On Mon, 2003-11-03 at 18:30, Paul L. Allen wrote:
> John Johnson writes:
> 
> > Mandrake works very nice for me. I have been using it for about 4 years
> > now.
> 
> We tried Mandrake once, a couple of years ago.  Their "we will hold
> your hand every step of the way" was great, except where it conflicted
> with our established practises and what we actually wanted to do.  It's
> probably a great desktop solution but sucks as a server solution unless
> you are prepared to change everything you do to match what Mandrake thinks 
> you should do.  It caused us nothing but pain (much like Solaris).

yea, there was just a discussion on the qmail list about mandrake's
'security' stuff changing permissions on qmail programs, therefore
breaking it.  Lovely eh? :)

> > Now that RedHat is dropping support for their consumer linux product in
> > favor of their enterprise product
> 
> They are?  I hadn't seen that (but there are more important things to
> read about in my spare time).

www.slashdot.org :)

> > what are most of us going to do?
> 
> Find a better distro.  RH 9 destroyed a lot of RH's credibility for me.

yup, I posted several with my last post

> > So much of the qmail/vpopmail/qmailadmin/SA/scanner and all else seemed 
> > fined-tuned for RedHat.
> 
> Are you sure about that?   This stuff works on most non-proprietary
> flavours of *nix without problems.  Solaris and HP-UX seem to have
> some problems (I hate Solaris with a passion) but the free flavours
> seem to be OK.

I don't see how it was 'geared for redhat' either.. there are rpms and
such, but that's a given, people will always want to make an 'easy' way
to install something, even if it's already braindead easy if you follow
a good tutorial (www.lifewithqmail.org anyone?)

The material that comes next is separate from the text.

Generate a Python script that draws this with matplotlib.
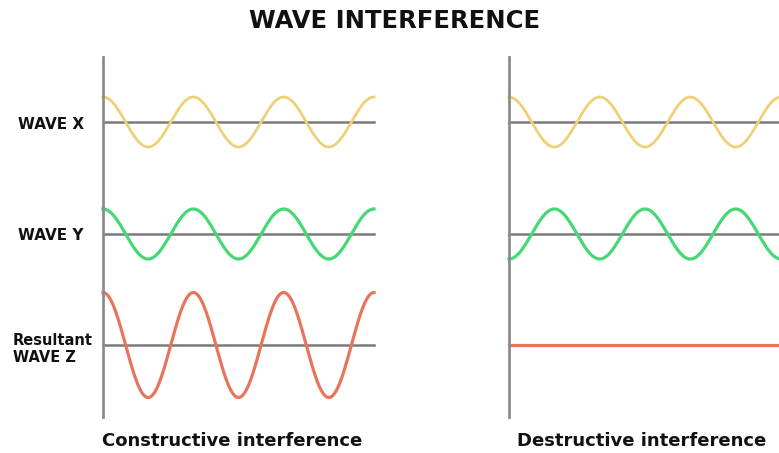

I did recommend gentoo in my last post, but I don't recommend gentoo's
'qmail' installation ebuild at all.  Bunch of stupid patches nobody
really needs, although some of it I can see some use for.  Also, it's
not documented, so nobody knows where to change things.

Daemontools also bad gentoo ebuild... why not let inittab handle svscan,
just like it was designed to do :)

Lucky for gentoo (unlike mandrake/redhat) if I want to 'fake' something
is installed, I just 'emerge -i category/package-version-revision' and
i'm done, gentoo doesn't touch it anymore.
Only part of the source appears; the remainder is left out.